¡Viva el liberalismo y el desestanco de todo lo estancado! Gritaba Polop, un personaje galdosiano al inicio del Capítulo VII de “La de los tristes destinos”, el Episodio Nacional dedicado al periodo final del reinado de Isabel II antes del triunfo de “La Gloriosa” de 1868. En “Cánovas”, otro de sus exaltados personajes proclamaba in mente, esta vez, sin atreverse a gritarlo a pleno pulmón durante una algarada en la calle de Alcalá, ¡viva la libertad de cultos y el desestanco de la sal!
Este grito liberal, de libertad y libertario, inspirará las sucesivas entregas de este blog que inauguro. A veces, me esforzaré para que un tema específico, o una contribución concebida para otro medio, encaje en este marco general, por una parte, pero exigente por otra. No todo lo que escriba o lo que seleccione para este blog vendrá impregnado, a primera vista, de este espíritu. Pero, a la que el lector indague un poco, apreciará que las entrelineas estarán preñadas de su esencia.

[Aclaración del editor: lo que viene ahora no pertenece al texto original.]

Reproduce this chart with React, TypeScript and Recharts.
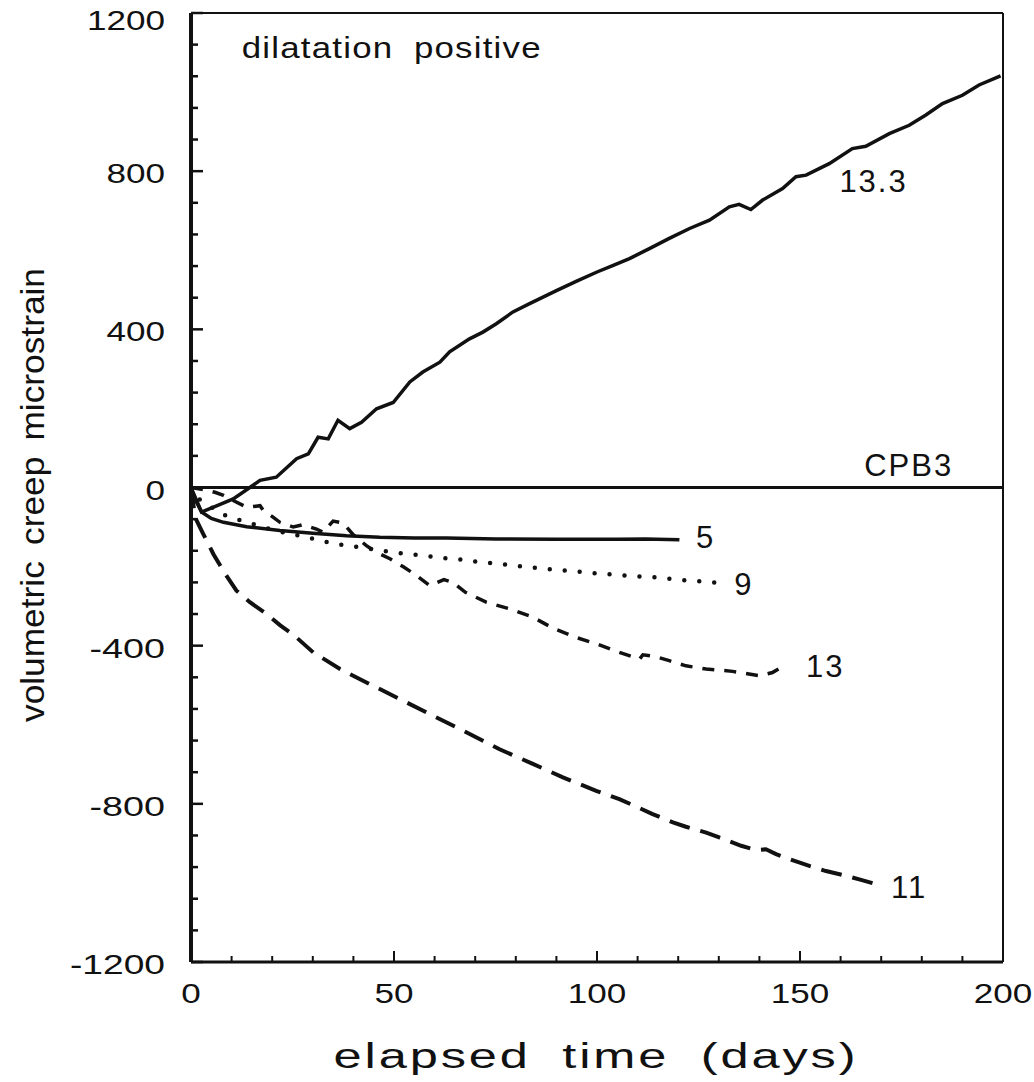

La rigidez de nuestros modos y culturas políticas lo invade todo. Nada me gustaría más que contribuir siquiera modestamente a acabar con la asfixia de los viejos modos de concebir el trabajo, la jubilación, los escalafones en la administración, las empresas y todo tipo de organizaciones o las relaciones con los jóvenes. Me entusiasman la economía colaborativa y el mundo digital, pero me desagradan profundamente los que, so capa de “colaborar”, no pagan impuestos pero exigen que uno de los mejores sistemas nacionales de salud del mundo trate a sus padres o a ellos mismos cuando enferman, gratuitamente. Una de las frases más memorables del nuevo Testamento es “al César lo que es del César”.
Esa rigidez a la que aludía, tiene su causa en la pereza mental que caracteriza a nuestra especie desde que asentó su dominio sobre todo lo que se mueve. Justamente para que no se mueva. Eppur si muove.
Gracias a la inagotable, y no siempre fácil de colmar, curiosidad humana, que también nos caracteriza como especie, siempre habrá “disdentes”, whistleblowers, almas inquietas que se preguntan. Un David que venza al Goliat de turno de una certera pedrada en su centro neurálgico. Un creador o un soñador. Siempre, el empuje incontenible de lo mejor que hay en los individuos, los creadores, emprendedores, consumidores o funcionarios, se acabará colando por los resquicios del monopolio, el amiguismo, la censura o el silencio cómplice. O la cobardía, disfrazada de comodidad, que nos atenaza a la hora de votar con los pies cuando, por ejemplo, una empresa nos decepciona.
Escribo sobre longevidad, estado del bienestar, economía, transformación digital o mercados de productos para la jubilación y contra los monopolios, mi bestia negra favorita, como saben generaciones enteras de mis estudiantes en mis cursos de economía en la UCM durante décadas, o contra los que ordeñan al estado del bienestar bajo la excusa de que son derechos universales. No me gustan los derechos adquiridos si son infundados y, con el paso y el peso del tiempo, acaban por no justificarse en absoluto. Escribo a favor de los creadores, los empresarios que luchan por y promueven buenas ideas de servicio a sus clientes, pero que también respetan a sus trabajadores, proveedores y accionistas. O a favor de las víctimas de una fiscalidad excesiva, o del prohibicionismo negador de la libertad de la gente, incluso para perjudicarse a sí mismos, mientras no perjudiquen a los demás, claro. Escribo también a favor de quienes se esfuerzan y no lo consiguen, porque merecen más que nadie la solidaridad de sus congéneres, sea a través de los programas del Estado o de la filantropía directa, civil y organizada que se manifiesta en todos los lugares. No creo que eso de “lo público” sea mejor que “lo privado”, ni siempre ni necesariamente, como mucha gente piensa. No entiendo esta distinción cuando se hace desde lo absoluto, como si hubiese un dimensión “moral” en ella.
Y hago todos estos planteamientos desde la humildad de quien se sabe tan imperfecto, al menos, como tú, lector ocasional. Así es la cosa. Vale.